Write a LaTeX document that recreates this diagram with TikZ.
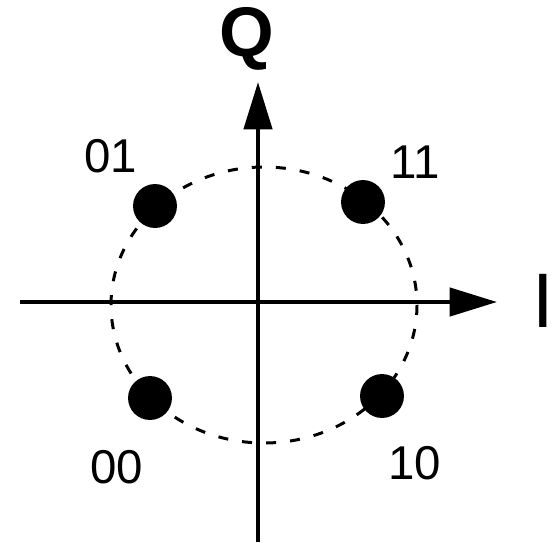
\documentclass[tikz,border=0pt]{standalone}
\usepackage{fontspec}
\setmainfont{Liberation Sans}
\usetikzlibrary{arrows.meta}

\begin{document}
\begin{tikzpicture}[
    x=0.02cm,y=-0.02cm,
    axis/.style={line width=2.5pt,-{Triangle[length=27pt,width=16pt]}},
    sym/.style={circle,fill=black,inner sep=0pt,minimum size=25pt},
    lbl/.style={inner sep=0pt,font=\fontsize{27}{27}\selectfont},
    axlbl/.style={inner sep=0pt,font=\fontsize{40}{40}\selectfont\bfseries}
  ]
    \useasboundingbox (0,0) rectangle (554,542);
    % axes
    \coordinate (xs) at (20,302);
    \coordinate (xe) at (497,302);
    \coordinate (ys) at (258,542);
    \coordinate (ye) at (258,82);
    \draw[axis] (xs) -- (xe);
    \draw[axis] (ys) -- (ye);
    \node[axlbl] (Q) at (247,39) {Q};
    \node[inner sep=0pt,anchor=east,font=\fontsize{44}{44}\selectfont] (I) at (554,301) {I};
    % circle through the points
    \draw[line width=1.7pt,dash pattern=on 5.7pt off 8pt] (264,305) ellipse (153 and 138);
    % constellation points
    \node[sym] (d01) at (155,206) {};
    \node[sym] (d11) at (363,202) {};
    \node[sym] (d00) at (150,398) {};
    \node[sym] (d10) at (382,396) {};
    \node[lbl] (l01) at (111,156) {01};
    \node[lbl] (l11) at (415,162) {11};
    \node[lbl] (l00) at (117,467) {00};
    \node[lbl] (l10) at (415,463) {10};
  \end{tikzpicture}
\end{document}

* * * * *

**Directions:**
Leaving the pictures aside, transcribe the entire listing exactly.

**Exercise result:**
Write a LaTeX document that recreates this diagram with TikZ.
\documentclass[tikz,border=0pt]{standalone}
\usepackage{fontspec}
\setmainfont{Liberation Sans}
\usetikzlibrary{arrows.meta}

\begin{document}
\begin{tikzpicture}[
    x=0.02cm,y=-0.02cm,
    axis/.style={line width=2.5pt,-{Triangle[length=27pt,width=16pt]}},
    sym/.style={circle,fill=black,inner sep=0pt,minimum size=25pt},
    lbl/.style={inner sep=0pt,font=\fontsize{27}{27}\selectfont},
    axlbl/.style={inner sep=0pt,font=\fontsize{40}{40}\selectfont\bfseries}
  ]
    \useasboundingbox (0,0) rectangle (554,542);
    % axes
    \coordinate (xs) at (20,302);
    \coordinate (xe) at (497,302);
    \coordinate (ys) at (258,542);
    \coordinate (ye) at (258,82);
    \draw[axis] (xs) -- (xe);
    \draw[axis] (ys) -- (ye);
    \node[axlbl] (Q) at (247,39) {Q};
    \node[inner sep=0pt,anchor=east,font=\fontsize{44}{44}\selectfont] (I) at (554,301) {I};
    % circle through the points
    \draw[line width=1.7pt,dash pattern=on 5.7pt off 8pt] (264,305) ellipse (153 and 138);
    % constellation points
    \node[sym] (d01) at (155,206) {};
    \node[sym] (d11) at (363,202) {};
    \node[sym] (d00) at (150,398) {};
    \node[sym] (d10) at (382,396) {};
    \node[lbl] (l01) at (111,156) {01};
    \node[lbl] (l11) at (415,162) {11};
    \node[lbl] (l00) at (117,467) {00};
    \node[lbl] (l10) at (415,463) {10};
  \end{tikzpicture}
\end{document}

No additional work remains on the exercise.